Вообще-то православные пообразованнее часто гордятся тем, что на Руси не было торговли индульгенциями — бумажками об отпущении грехов. Католическая Церковь исходила из того, что у нее за века молитв и подвигов святых людей есть как бы некий резервуар святости, и из этого резервуара можно черпать, искупая любой, даже самый страшный грех. А раз так, почему бы не продать часть этой святости за деньги? Пусть грешник заплатит малость, и тогда на него изольется благодать… созданная вовсе не этим человеком, а святыми людьми за десятилетия и века. Грех побольше?
Придется заплатить побольше, потому что тогда для искупления греха надо будет потратить больше чужой святости. За супружескую измену платишь золотую монету, за преднамеренное убийство — сотню… катись, ты уже чист и безгрешен!
Страшненькая идея? Еще бы… Но чем лучше то, что делала официальная русская православная Церковь? Перед концом земного пути плати нам, человече. Мы помолимся, изольем на тебя накопленную нами благодать, и войдешь ты в Царствие Небесное… нашими молитвами. То есть молитвами толстого игумена спастись, пожалуй, трудновато, да зато у нас в земляной яме святой подвижник сидит. Так ты, грешник, плати давай отцу игумену, а уж отец игумен разъяснит подвижнику, за кого надо молиться, и сколько[31].

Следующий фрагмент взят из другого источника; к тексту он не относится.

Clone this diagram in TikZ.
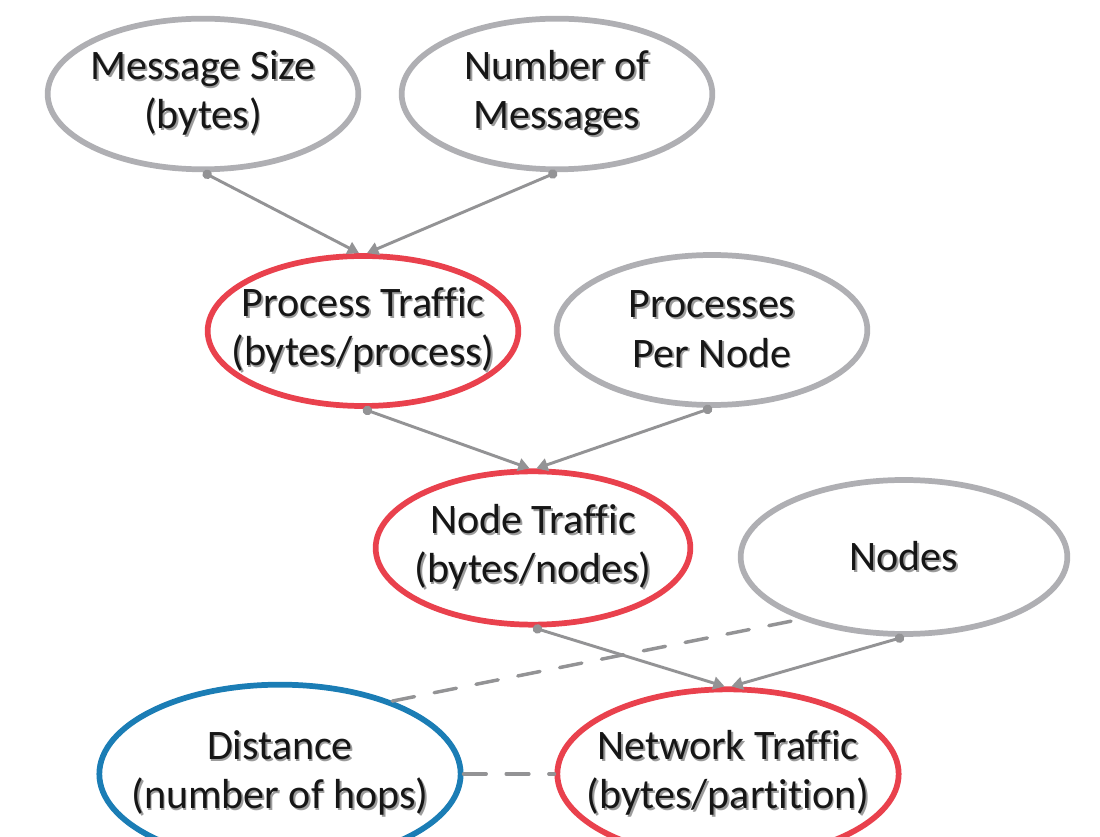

Решительно не вижу, чем эта практика отличается от практики продаж индульгенций. Та же самая индульгенция, спасение чужим трудом, за деньги. Только здесь разовая индульгенция, попроще форма.
Нестяжатели полагали, что каждый может спасти душу только личным трудом, персональным усилием и рук, и души. И что нет иных путей спасения. Лидер несяжателей, Нил Сорский, основавший скит на реке Соре, завел у себя режим неустанного труда. А если к нему приходили за спасением души миряне, Нил накладывал на них послушание — трудиться или принуждал к покаянию. Личностному, самостоятельному покаянию, стоянию перед Богом. Это было дешево, но требовало затрат личного времени, душевных сил и труда.
Сторонники официальной Церкви называли себя иосифлянами по имени своего лидера, Иосифа Волоцкого (1439–1515).
В своем монастыре Иосиф охотно принимал материальные дары и освобождал дарителей от бремени грехов молитвой братии. Общение с Иосифом Волоцким могло вылететь в копеечку, но зато не требовало ни усилий мысли, ни работы души, ни физического труда.
Верховным арбитром в богословских спорах, как заведено на Московии, стал Великий князь Иван III. С одной стороны, Иосиф Волоцкий возглашал Божественную природу царя, который только «естеством» подобен человеку, «властию же сана яко от Бога». Волоцкий призывал подчиняться Великому князю и выполнять его волю, «как если бы Господу работали, а не человеку». Нил же Сорский неуважительно полагал, что у Великого князя душа такая же, как и у всех людей, и спасать ее надо, как и всем.